In the midst of all of that, I’ve realized that we have now joined one of the most prayed-for groups of people.
Let me explain.
Whether you consider yourself a person of faith or not, you’ve probably heard a friend or family member ask for prayers or “good vibes” as they prepare for a surgery, or as they await news of an important lab test that will affect their health. I’ve seen posts on Facebook asking for health-related prayers, and I’ve seen bumper stickers and t-shirts emblazoned with “prayers for so-and-so”, who is battling cancer. For many people, it seems, health and faith are intertwined.

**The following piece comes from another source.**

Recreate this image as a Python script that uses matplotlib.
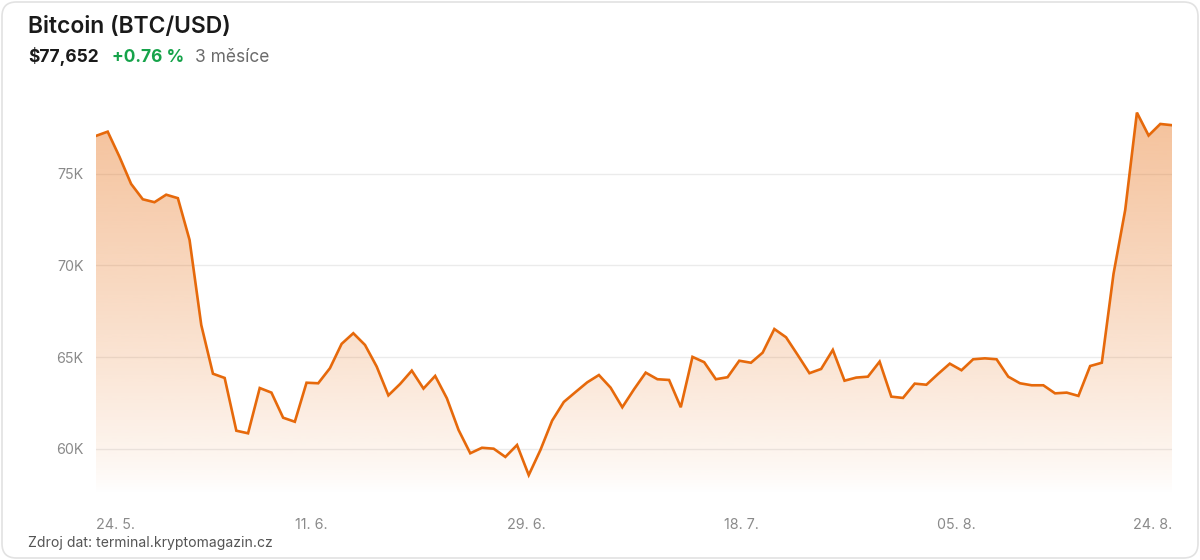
import numpy as np
import pandas as pd
import matplotlib
matplotlib.use('Agg')
import matplotlib.pyplot as plt
import matplotlib.colors as mcolors
from matplotlib.patches import Polygon, FancyBboxPatch

plt.rcParams['font.family'] = ['Inter', 'DejaVu Sans']

# daily close, thousands of USD (24. 5. - 24. 8.)
dates = pd.date_range('2024-05-24', '2024-08-24', freq='D')
price = [77.07, 77.30, 75.94, 74.45, 73.61, 73.45, 73.86, 73.67, 71.39, 66.75,
         64.09, 63.86, 60.98, 60.84, 63.31, 63.06, 61.69, 61.47, 63.60, 63.57,
         64.39, 65.72, 66.30, 65.66, 64.48, 62.91, 63.53, 64.26, 63.28, 63.97,
         62.75, 61.02, 59.75, 60.05, 60.00, 59.55, 60.20, 58.56, 59.93, 61.53,
         62.55, 63.09, 63.62, 64.02, 63.33, 62.26, 63.24, 64.15, 63.79, 63.75,
         62.26, 65.01, 64.72, 63.79, 63.90, 64.80, 64.69, 65.24, 66.53, 66.08,
         65.11, 64.12, 64.35, 65.39, 63.71, 63.88, 63.93, 64.75, 62.84, 62.77,
         63.55, 63.49, 64.08, 64.64, 64.28, 64.88, 64.93, 64.88, 63.93, 63.57,
         63.46, 63.46, 63.02, 63.06, 62.88, 64.51, 64.69, 69.54, 73.03, 78.34,
         77.09, 77.72, 77.652]
yticks = [60, 65, 70, 75]
xlabels = ['24. 5.', '11. 6.', '29. 6.', '18. 7.', '05. 8.', '24. 8.']

title = 'Bitcoin (BTC/USD)'
last_price = '$77,652'
change = '+0.76 %'
period = '3 měsíce'
source = 'Zdroj dat: terminal.kryptomagazin.cz'

orange = '#e6690b'
y0, y1 = 57.5, 79.0
idx = np.arange(len(dates))

fig = plt.figure(figsize=(12, 5.6), dpi=100)
fig.patch.set_facecolor('white')

# card frame
card = FancyBboxPatch((2 / 1200, 2 / 560), 1196 / 1200, 556 / 560,
                      boxstyle='round,pad=0,rounding_size=0.012',
                      transform=fig.transFigure, facecolor='white',
                      edgecolor='#e2e2e2', lw=1.2, mutation_aspect=1200 / 560,
                      zorder=-10)
fig.patches.append(card)

ax = fig.add_axes([96 / 1200, 65.5 / 560, 1076 / 1200, 394 / 560])
ax.set_facecolor('none')

# gradient fill under the line
grad = np.zeros((256, 1, 4))
grad[..., :3] = mcolors.to_rgb(orange)
grad[:, 0, 3] = 0.42 * np.linspace(1, 0, 256) ** 0.8
im = ax.imshow(grad, extent=[idx[0], idx[-1], y0, y1], aspect='auto',
               origin='upper', zorder=1, interpolation='bicubic')
poly = Polygon(np.column_stack([np.r_[idx[0], idx, idx[-1]],
                                np.r_[y0, price, y0]]),
               closed=True, facecolor='none', edgecolor='none')
ax.add_patch(poly)
im.set_clip_path(poly)

ax.plot(idx, price, color=orange, lw=1.9, zorder=3, solid_joinstyle='miter')

ax.set_xlim(idx[0], idx[-1])
ax.set_ylim(y0, y1)
ax.set_yticks(yticks)
ax.set_yticklabels([f'{v}K' for v in yticks])
ax.set_xticks(np.linspace(idx[0], idx[-1], len(xlabels)))
ax.set_xticklabels(xlabels)
ax.grid(axis='y', color='#ebebeb', lw=1, zorder=0)
ax.set_axisbelow(True)
for s in ax.spines.values():
    s.set_visible(False)
ax.tick_params(axis='both', length=0, labelsize=10.3, labelcolor='#8a8a8a')
ax.tick_params(axis='x', pad=17)
ax.tick_params(axis='y', pad=9)
tl = ax.get_xticklabels()
tl[0].set_ha('left')
tl[-1].set_ha('right')

# header and footer
fig.text(28 / 1200, 1 - 27 / 560, title, fontsize=16.5, fontweight='semibold',
         color='#1a1a1a', va='center', ha='left')
fig.text(28 / 1200, 1 - 57 / 560, last_price, fontsize=12.5, fontweight='bold',
         color='#1a1a1a', va='center', ha='left')
fig.text(112 / 1200, 1 - 57 / 560, change, fontsize=12.5, fontweight='bold',
         color='#16a34a', va='center', ha='left')
fig.text(195 / 1200, 1 - 57 / 560, period, fontsize=12.5,
         color='#6b6b6b', va='center', ha='left')
fig.text(28 / 1200, 1 - 543 / 560, source, fontsize=10.1,
         color='#555555', va='center', ha='left')

fig.savefig('out.png', dpi=100, facecolor='white')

As healthcare providers, we find ourselves often being prayed for in the same way. Many people whom we have never met are praying for the wisdom of the doctors taking care of their loved one, for the hands of the surgeons who are removing the cancer, and for the discernment of the physicians who are brainstorming the best treatment options. As many times as I have prayed these types of prayers, it was only recently that I suddenly realized that I am now one of the people being prayed for. As I collaborate with my team of residents and attending physicians to determine how to best care for a patient, and as I scrub in to many surgeries and reach inside the bodies of many patients with life-threatening cancer, it is suddenly my brain and my hands that are being prayed for.
In the midst of scurrying around during this third year of medical school and trying to learn as much as I can, it is both encouraging and sobering to remember the great responsibility of this profession that is becoming so real each day.
I’m originally from Brentwood, Tennessee, and I came to South Carolina to attend college at Furman University where I was a music major, outdoor enthusiast and lover of life. I never expected to spend four more years here in Greenville, but I could not be more excited to have the opportunity to stay and be a part of this incredible program at the USC School of Medicine in Greenville! I hope that through this blog you will be able to see, as I did, a glimpse of the inspiring vision and stunning reality of this medical school, and that you will share in our innovative and hands-on journey to becoming tomorrow’s doctors.